▶ [TASK INSTRUCTIONS] Give the data below again exactly as written, without its pictures.
--- --- ---
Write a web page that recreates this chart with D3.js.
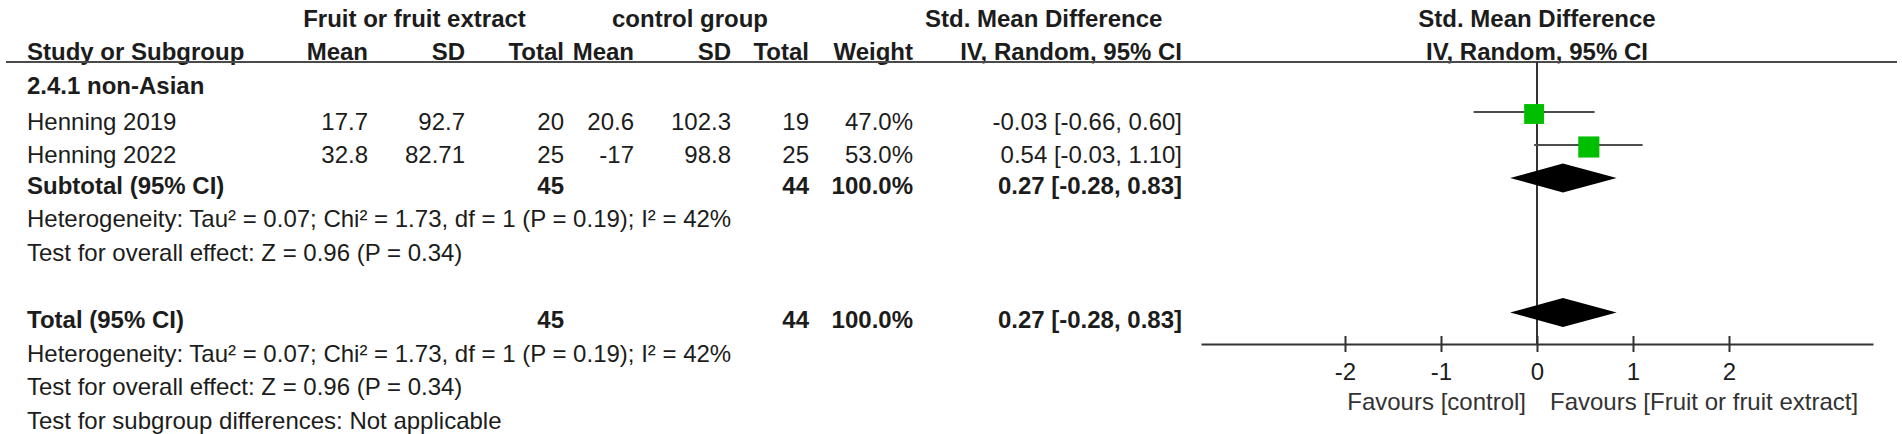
<!DOCTYPE html>
<html><head><meta charset="utf-8">
<script src="https://cdn.jsdelivr.net/npm/d3@7"></script>
<style>
body{margin:0;background:#fff}
svg{display:block}
text{font-family:"Liberation Sans",Arial,Helvetica,sans-serif;font-size:24px;fill:#1c1c1c}
</style>
</head><body>
<svg id="chart" width="1902" height="434"></svg>
<script>
// ---------- data ----------
const subgroupTitle = "2.4.1 non-Asian";
const studies  = ["Henning 2019", "Henning 2022"];
const expMean  = [17.7, 32.8];
const expSD    = [92.7, 82.71];
const expN     = [20, 25];
const ctlMean  = [20.6, -17];
const ctlSD    = [102.3, 98.8];
const ctlN     = [19, 25];
const weights  = [47.0, 53.0];
const smd      = [-0.03, 0.54];
const ciLow    = [-0.66, -0.03];
const ciHigh   = [0.60, 1.10];
const pooled   = [0.27, -0.28, 0.83];   // estimate, low, high
const totalN   = [45, 44];
const hetText  = "Heterogeneity: Tau\u00B2 = 0.07; Chi\u00B2 = 1.73, df = 1 (P = 0.19); I\u00B2 = 42%";
const zText    = "Test for overall effect: Z = 0.96 (P = 0.34)";
const diffText = "Test for subgroup differences: Not applicable";
const tickValues = [-2, -1, 0, 1, 2];
const axisDomain = [-3.5, 3.5];
const favourLabels = ["Favours [control]", "Favours [Fruit or fruit extract]"];

// ---------- layout ----------
const svg = d3.select("#chart");
svg.append("rect").attr("width",1902).attr("height",434).attr("fill","#fff");

const col = {name:27, eMean:368, eSD:465, eN:564, cMean:634, cSD:731, cN:809, w:913, ci:1182};
const Y = {h1:27, h2:60, sub:93.5, s:[130,163], subtotal:193.5, het1:227, z1:261, total:328, het2:361.5, z2:395, diff:429};
const markOff = 16;

const x = d3.scaleLinear().domain(axisDomain).range([1201, 1873]);
const axisY = 344;
const f2 = v => v.toFixed(2);
const ciStr = (e,l,h) => `${f2(e)} [${f2(l)}, ${f2(h)}]`;

function txt(s, xx, yy, anchor="start", bold=false, fill=null){
  const t = svg.append("text").attr("x",xx).attr("y",yy).attr("text-anchor",anchor).text(s);
  if(bold) t.attr("font-weight","bold");
  if(fill) t.style("fill",fill);
  return t;
}

// header
txt("Fruit or fruit extract", 414.5, Y.h1, "middle", true);
txt("control group", 690, Y.h1, "middle", true);
txt("Std. Mean Difference", 925, Y.h1, "start", true);
txt("Std. Mean Difference", x(0), Y.h1, "middle", true);
txt("Study or Subgroup", col.name, Y.h2, "start", true);
txt("Mean", col.eMean, Y.h2, "end", true);
txt("SD", col.eSD, Y.h2, "end", true);
txt("Total", col.eN, Y.h2, "end", true);
txt("Mean", col.cMean, Y.h2, "end", true);
txt("SD", col.cSD, Y.h2, "end", true);
txt("Total", col.cN, Y.h2, "end", true);
txt("Weight", col.w, Y.h2, "end", true);
txt("IV, Random, 95% CI", col.ci, Y.h2, "end", true);
txt("IV, Random, 95% CI", x(0), Y.h2, "middle", true);

svg.append("line").attr("x1",6).attr("x2",1897).attr("y1",62).attr("y2",62)
  .attr("stroke","#4a4a4a").attr("stroke-width",2.2);

// subgroup
txt(subgroupTitle, col.name, Y.sub, "start", true);
studies.forEach((s,i)=>{
  const yy = Y.s[i];
  txt(s, col.name, yy);
  txt(String(expMean[i]), col.eMean, yy, "end");
  txt(String(expSD[i]), col.eSD, yy, "end");
  txt(String(expN[i]), col.eN, yy, "end");
  txt(String(ctlMean[i]), col.cMean, yy, "end");
  txt(String(ctlSD[i]), col.cSD, yy, "end");
  txt(String(ctlN[i]), col.cN, yy, "end");
  txt(weights[i].toFixed(1)+"%", col.w, yy, "end");
  txt(ciStr(smd[i], ciLow[i], ciHigh[i]), col.ci, yy, "end");
});
const totW = d3.sum(weights);
[[Y.subtotal,"Subtotal (95% CI)"],[Y.total,"Total (95% CI)"]].forEach(([yy,lab])=>{
  txt(lab, col.name, yy, "start", true);
  txt(String(totalN[0]), col.eN, yy, "end", true);
  txt(String(totalN[1]), col.cN, yy, "end", true);
  txt(totW.toFixed(1)+"%", col.w, yy, "end", true);
  txt(ciStr(pooled[0],pooled[1],pooled[2]), col.ci, yy, "end", true);
});
txt(hetText, col.name, Y.het1);
txt(zText, col.name, Y.z1);
txt(hetText, col.name, Y.het2);
txt(zText, col.name, Y.z2);
txt(diffText, col.name, Y.diff);

// plot: zero line
svg.append("line").attr("x1",x(0)).attr("x2",x(0)).attr("y1",62).attr("y2",axisY)
  .attr("stroke","#333").attr("stroke-width",2);

// study CIs and squares
studies.forEach((s,i)=>{
  const cy = Y.s[i]-markOff;
  svg.append("line").attr("x1",x(ciLow[i])).attr("x2",x(ciHigh[i]))
    .attr("y1",cy-2).attr("y2",cy-2).attr("stroke","#4d4d4d").attr("stroke-width",2.2);
  const sz = 2.9*Math.sqrt(weights[i]);
  svg.append("rect").attr("x",x(smd[i])-sz/2).attr("y",cy-sz/2)
    .attr("width",sz).attr("height",sz).attr("fill","#00bf00");
});

// diamonds
[Y.subtotal, Y.total].forEach(yy=>{
  const cy = yy-15.5, h = 14.5;
  svg.append("path")
    .attr("d",`M${x(pooled[1])},${cy}L${x(pooled[0])},${cy-h}L${x(pooled[2])},${cy}L${x(pooled[0])},${cy+h}Z`)
    .attr("fill","#000");
});

// axis
const axis = d3.axisBottom(x).tickValues(tickValues).tickFormat(d=>String(d)).tickSizeOuter(0);
const ag = svg.append("g").attr("transform",`translate(0,${axisY})`).call(axis);
ag.select(".domain").attr("stroke","#333").attr("stroke-width",2.2);
ag.selectAll(".tick line").attr("y1",-8).attr("y2",8).attr("stroke","#333").attr("stroke-width",2);
ag.selectAll(".tick text").attr("y",36).attr("dy",0)
  .attr("font-size",24).attr("font-family",'"Liberation Sans",Arial,sans-serif')
  .style("fill","#1c1c1c");

txt(favourLabels[0], x(0)-11, 410, "end", false, "#333");
txt(favourLabels[1], x(0)+13, 410, "start", false, "#333");
</script>
</body></html>
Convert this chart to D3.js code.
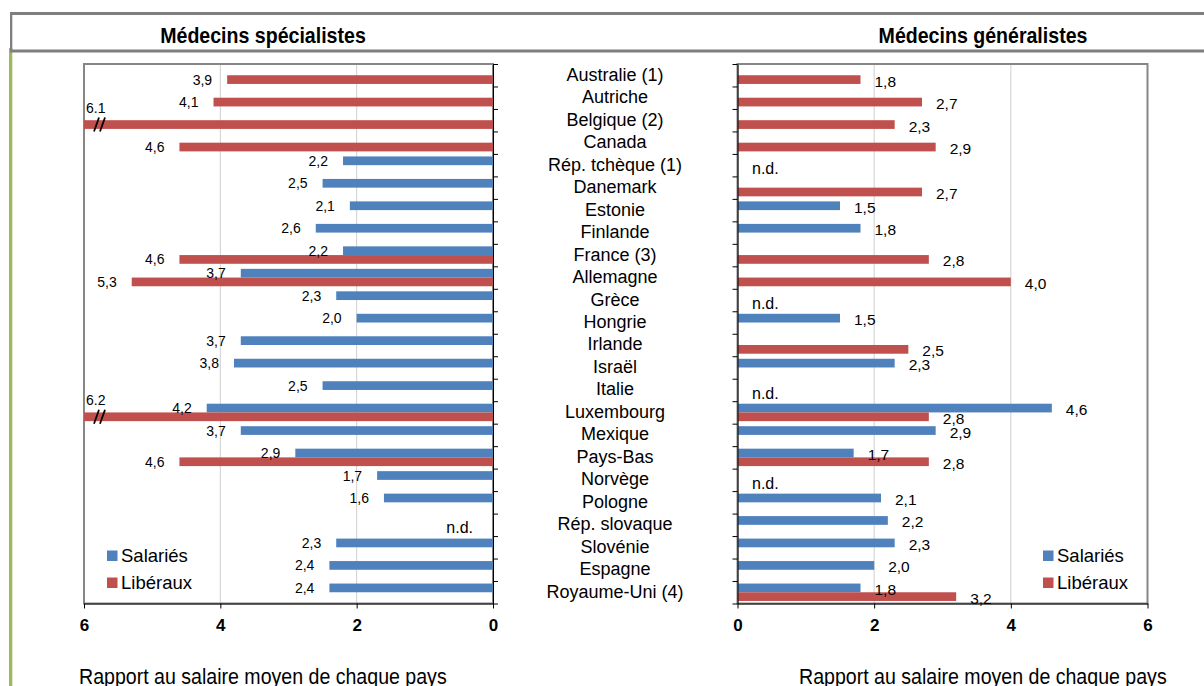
--- --- ---
▶ [WRITTEN SOLUTION]
Write a web page that recreates this chart with D3.js.
<!DOCTYPE html>
<html><head><meta charset="utf-8">
<script src="https://cdn.jsdelivr.net/npm/d3@7"></script>
<style>
body{margin:0;background:#fff}
svg{display:block}
text{font-family:"Liberation Sans",Arial,Helvetica,sans-serif;font-size:24px;fill:#1c1c1c}
</style>
</head><body>
<svg id="chart" width="1902" height="434"></svg>
<script>
// ---------- data ----------
const subgroupTitle = "2.4.1 non-Asian";
const studies  = ["Henning 2019", "Henning 2022"];
const expMean  = [17.7, 32.8];
const expSD    = [92.7, 82.71];
const expN     = [20, 25];
const ctlMean  = [20.6, -17];
const ctlSD    = [102.3, 98.8];
const ctlN     = [19, 25];
const weights  = [47.0, 53.0];
const smd      = [-0.03, 0.54];
const ciLow    = [-0.66, -0.03];
const ciHigh   = [0.60, 1.10];
const pooled   = [0.27, -0.28, 0.83];   // estimate, low, high
const totalN   = [45, 44];
const hetText  = "Heterogeneity: Tau\u00B2 = 0.07; Chi\u00B2 = 1.73, df = 1 (P = 0.19); I\u00B2 = 42%";
const zText    = "Test for overall effect: Z = 0.96 (P = 0.34)";
const diffText = "Test for subgroup differences: Not applicable";
const tickValues = [-2, -1, 0, 1, 2];
const axisDomain = [-3.5, 3.5];
const favourLabels = ["Favours [control]", "Favours [Fruit or fruit extract]"];

// ---------- layout ----------
const svg = d3.select("#chart");
svg.append("rect").attr("width",1902).attr("height",434).attr("fill","#fff");

const col = {name:27, eMean:368, eSD:465, eN:564, cMean:634, cSD:731, cN:809, w:913, ci:1182};
const Y = {h1:27, h2:60, sub:93.5, s:[130,163], subtotal:193.5, het1:227, z1:261, total:328, het2:361.5, z2:395, diff:429};
const markOff = 16;

const x = d3.scaleLinear().domain(axisDomain).range([1201, 1873]);
const axisY = 344;
const f2 = v => v.toFixed(2);
const ciStr = (e,l,h) => `${f2(e)} [${f2(l)}, ${f2(h)}]`;

function txt(s, xx, yy, anchor="start", bold=false, fill=null){
  const t = svg.append("text").attr("x",xx).attr("y",yy).attr("text-anchor",anchor).text(s);
  if(bold) t.attr("font-weight","bold");
  if(fill) t.style("fill",fill);
  return t;
}

// header
txt("Fruit or fruit extract", 414.5, Y.h1, "middle", true);
txt("control group", 690, Y.h1, "middle", true);
txt("Std. Mean Difference", 925, Y.h1, "start", true);
txt("Std. Mean Difference", x(0), Y.h1, "middle", true);
txt("Study or Subgroup", col.name, Y.h2, "start", true);
txt("Mean", col.eMean, Y.h2, "end", true);
txt("SD", col.eSD, Y.h2, "end", true);
txt("Total", col.eN, Y.h2, "end", true);
txt("Mean", col.cMean, Y.h2, "end", true);
txt("SD", col.cSD, Y.h2, "end", true);
txt("Total", col.cN, Y.h2, "end", true);
txt("Weight", col.w, Y.h2, "end", true);
txt("IV, Random, 95% CI", col.ci, Y.h2, "end", true);
txt("IV, Random, 95% CI", x(0), Y.h2, "middle", true);

svg.append("line").attr("x1",6).attr("x2",1897).attr("y1",62).attr("y2",62)
  .attr("stroke","#4a4a4a").attr("stroke-width",2.2);

// subgroup
txt(subgroupTitle, col.name, Y.sub, "start", true);
studies.forEach((s,i)=>{
  const yy = Y.s[i];
  txt(s, col.name, yy);
  txt(String(expMean[i]), col.eMean, yy, "end");
  txt(String(expSD[i]), col.eSD, yy, "end");
  txt(String(expN[i]), col.eN, yy, "end");
  txt(String(ctlMean[i]), col.cMean, yy, "end");
  txt(String(ctlSD[i]), col.cSD, yy, "end");
  txt(String(ctlN[i]), col.cN, yy, "end");
  txt(weights[i].toFixed(1)+"%", col.w, yy, "end");
  txt(ciStr(smd[i], ciLow[i], ciHigh[i]), col.ci, yy, "end");
});
const totW = d3.sum(weights);
[[Y.subtotal,"Subtotal (95% CI)"],[Y.total,"Total (95% CI)"]].forEach(([yy,lab])=>{
  txt(lab, col.name, yy, "start", true);
  txt(String(totalN[0]), col.eN, yy, "end", true);
  txt(String(totalN[1]), col.cN, yy, "end", true);
  txt(totW.toFixed(1)+"%", col.w, yy, "end", true);
  txt(ciStr(pooled[0],pooled[1],pooled[2]), col.ci, yy, "end", true);
});
txt(hetText, col.name, Y.het1);
txt(zText, col.name, Y.z1);
txt(hetText, col.name, Y.het2);
txt(zText, col.name, Y.z2);
txt(diffText, col.name, Y.diff);

// plot: zero line
svg.append("line").attr("x1",x(0)).attr("x2",x(0)).attr("y1",62).attr("y2",axisY)
  .attr("stroke","#333").attr("stroke-width",2);

// study CIs and squares
studies.forEach((s,i)=>{
  const cy = Y.s[i]-markOff;
  svg.append("line").attr("x1",x(ciLow[i])).attr("x2",x(ciHigh[i]))
    .attr("y1",cy-2).attr("y2",cy-2).attr("stroke","#4d4d4d").attr("stroke-width",2.2);
  const sz = 2.9*Math.sqrt(weights[i]);
  svg.append("rect").attr("x",x(smd[i])-sz/2).attr("y",cy-sz/2)
    .attr("width",sz).attr("height",sz).attr("fill","#00bf00");
});

// diamonds
[Y.subtotal, Y.total].forEach(yy=>{
  const cy = yy-15.5, h = 14.5;
  svg.append("path")
    .attr("d",`M${x(pooled[1])},${cy}L${x(pooled[0])},${cy-h}L${x(pooled[2])},${cy}L${x(pooled[0])},${cy+h}Z`)
    .attr("fill","#000");
});

// axis
const axis = d3.axisBottom(x).tickValues(tickValues).tickFormat(d=>String(d)).tickSizeOuter(0);
const ag = svg.append("g").attr("transform",`translate(0,${axisY})`).call(axis);
ag.select(".domain").attr("stroke","#333").attr("stroke-width",2.2);
ag.selectAll(".tick line").attr("y1",-8).attr("y2",8).attr("stroke","#333").attr("stroke-width",2);
ag.selectAll(".tick text").attr("y",36).attr("dy",0)
  .attr("font-size",24).attr("font-family",'"Liberation Sans",Arial,sans-serif')
  .style("fill","#1c1c1c");

txt(favourLabels[0], x(0)-11, 410, "end", false, "#333");
txt(favourLabels[1], x(0)+13, 410, "start", false, "#333");
</script>
</body></html>
Convert this chart to D3.js code.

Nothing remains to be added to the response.